19 February 2015
Most New
Zealanders will have never heard of the Nairn brothers. But from 1923 until the
late 1950s, these two New Zealanders operated the famous Nairn Bus to Baghdad.
At the time, it was “the” way to make the 1,040 kilometres journey over often
dusty desert roads from Beirut to Baghdad. While the Nairns have long since
passed on, it still seems to be a case of all roads lead to Baghdad, as far is
New Zealand is concerned.
Within the week,
New Zealand will decide on a military deployment to Iraq to combat the rise of
ISIL. Of course, no formal decision has been made as yet, but all the signs are
pretty obvious, and when I overhear young soldiers at Auckland Airport talking
about how exciting their role in Iraq will be, I know our forces are as good as
on their way. And forget the niceties – regardless of whether they are just
training advisers, or whether they are under the protection of the Iraqi armed
forces, they are in fact military personnel and will thus be subject to all the
perils that implies. And remember too, that the innocuous term
“trainer/adviser” seldom stops there. Kennedy sent a few hundred advisers to
help South Vietnam in the early 1960s – by the time the Vietnam War ended in
(in American defeat) in 1975, over 210,000
young Americans and more than 220 young New Zealanders had been killed or
wounded.
I have been a
keen student of Middle Eastern politics since the early 1970s. The intervening
years have seen massive upheaval and changes in the region, the fall of old
regimes and dynasties and the rise of new ones. But no matter how the lines on
maps have been drawn, or which governments have been backed by the West, and
which have not, the one constant has been the failure of Western policy.

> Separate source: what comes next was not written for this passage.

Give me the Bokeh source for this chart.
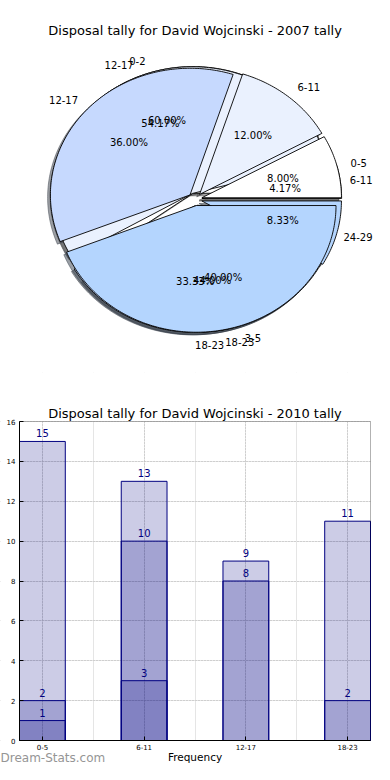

Mainly, this has been the fault of the United States, although the British and
the French must also take their share of culpability.
In their heyday,
the Nairns had to battle all manner of political and other obstacles, from the
inhospitably hot weather to the marauding intentions of hostile Bedouin
tribesmen (who were even then subject to RAF bombing and strafing in Iraq).
Nearly 90 years later, not a lot has changed, except that the brutality and
precision intensity of weaponry has increased dramatically. ISIL and its
ambition to establish a new Caliphate is hardly new either. The Rashidun
Caliphate was established almost 1,400 years ago. The Ottoman Caliphate lasted
from the sacking of Constantinople in 1453 until 1924. The Crusades of the 11th
and 12th centuries were Christian Europe’s first ultimately
unsuccessful response to the rise of Islam. ISIL, whatever one thinks of its
depraved brutality, is the modern expression of those traditions. History
suggests it is not going to be bombed or blasted away.
I oppose New
Zealand becoming militarily involved in the ISIL campaign for one simple reason
– it will not work. In doing so, I am not condoning ISIL’s atrocities or
barbarism in any way. But external intervention as now proposed will be
ultimately unsuccessful and much innocent blood on all sides will be spilled in
the process. Whether or not ISIL’s desire to establish the new Caliphate
succeeds depends far less on the exercise of external military might than it
does on the support of the people in the region to let it happen.
So any
intervention we feel obliged to make should be at the diplomatic and
humanitarian aid ends of the spectrum, working with and alongside local people
to strengthen civil society. And if the international system is to count for
anything (and given our role on the UN Security Council should we not be doing
our best to ensure it does?) any such action should be under a UN Mandate.
We can hardly
expect others to play by the international rules, if we are not prepared to do
so ourselves.
Bravo! Someone's awake about the folly of sending our troops to Iraq.
ReplyDelete- HOW COME THE PUBLIC ISN'T CONSULTED???
- It's our army (relatives that get called and taken hostage and killed), not just John Key's.
- Which budget are ransoms paid from - is the money taken from education or health care or housing? Or do we have a policy of not paying ransoms?
- Or does the US print some 'quantitative easing' money to pay the ransoms for us?
- If we pay ransoms, do we include a polite note asking ISIS not to use the money for fighting us with?